The Provincial Growth Fund is loaning $10.6 million to develop Māori land for horticulture.
“With its temperate climate, surrounded by sea, New Zealand is in a very, very good spot for the future, with apple growers, kiwifruit growers and others all gearing up for increased production,” he told Hort News.
Freshco, or The Fresh Fruit Company of New Zealand, is a major exporter of apples and other produce – exporting 1.5 million cartons of apples alone each year.
About a third of that comes from Freshco’s own orchards and packhouse in Hawkes Bay. Around a third from a group of partner orchards with a packhouse in Nelson and the rest from a variety of growers around the country.
Mangan says Freshco puts a lot of marketing effort into Asia. The company has a Tokyo-based marketing manager and a big presence at the Asia Fruit Logistica trade show in Hong Kong each September.

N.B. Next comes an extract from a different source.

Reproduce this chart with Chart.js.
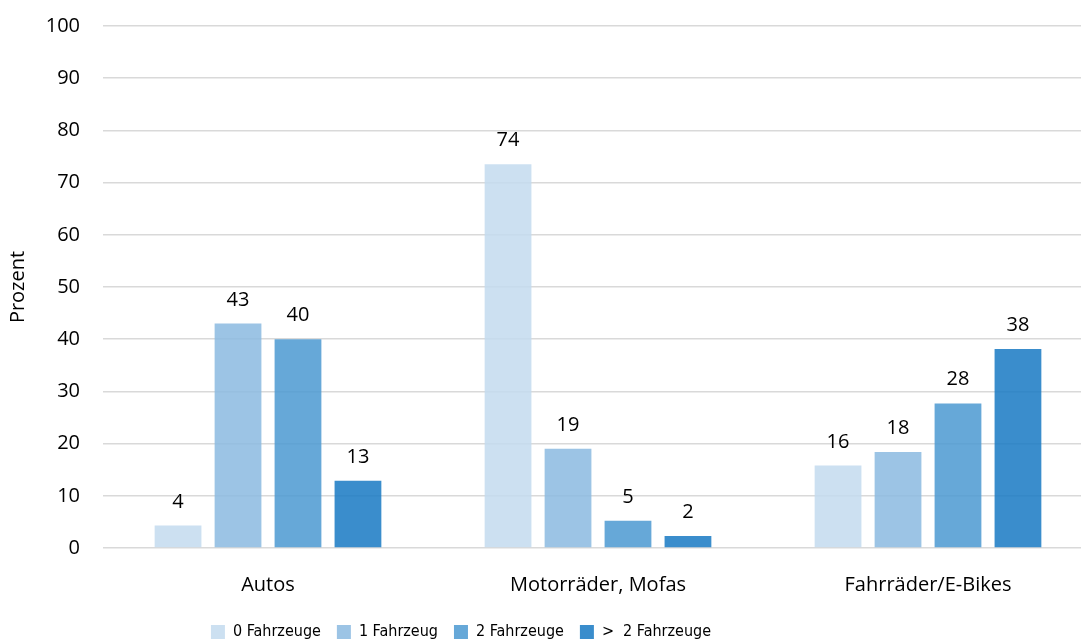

Freshco no longer participates in a joint New Zealand stand at the show, but instead sets up its own space off-site – taking advantage of the fact that all Asia’s main fruit buyers and supermarket chains are in Hong Kong for the week.
“All our customers turn up and you can meet them all in one space,” he says. “It’s the first chance to meet for the new season. You’re still in the old season but it’s a precursor for setting up things for the following year.”
Last year, the company used the event to launch new branding for its own PVR (Plant Variety Rights) apples, in particular Sonya and Breeze.
Mangan says Freshco has planted significant volumes of Sonya and Breeze in the last four to five years and they are now being harvested in commercial quantities.
The company also grows “standard” varieties such as Royal Gala, Queen, and Pink Lady. Braeburn, an acidic variety less suited to sweeter Asian palates, is grown for the Europe market.
Mangan says establishing a new variety orchard is a long-term process with “frightening” capital costs and it takes four to five years to get a mature apple crop from it.
But the New Zealand apple industry has swung towards Asia since a major collapse of the European market for New Zealand Braeburns in 2005. At that stage over 60% of New Zealand apples went to Europe.
“Last year 65% of our apples were varieties they like in Asia – which are usually redder and sweeter - and we’ve had probably one of the best years ever,” he explains.
“Asia’s on our doorstep. It’s not six weeks away by sea; it’s two to three weeks. And it’s not just China; Thailand, Malaysia, Vietnam, Indonesia, all those countries are right on New Zealand’s doorstep.
More hands needed
John Mangan says the downside for the industry – and not just for apples – is getting enough workers.
“You have to pick when it’s ripe. If you have to leave on the trees unpicked or pick too late and it’s gone over its maturity criteria, you can’t sell that stuff,” he told Hort News.
“We’re always scrambling, and we are bringing in labour from the Pacific Islands. We house them and we look after them and it’s critical that we get that support just to get the fruit off the trees.”
Mangan says there is not yet any mechanical harvesting system suitable for fruit crops.
“You have to pick them by hand. And we need more hands.”
While Government is sometimes criticised for complicated policies around migrant labour, Mangan says it’s not a simple issue.
Growers want to be able to employ local people, but it’s about skills. Pickers also need housing.
“You can’t just put everyone up in a caravan or a tent. So, the infrastructure around that has to happen reasonably quickly – within the next four or five years, I’d say.”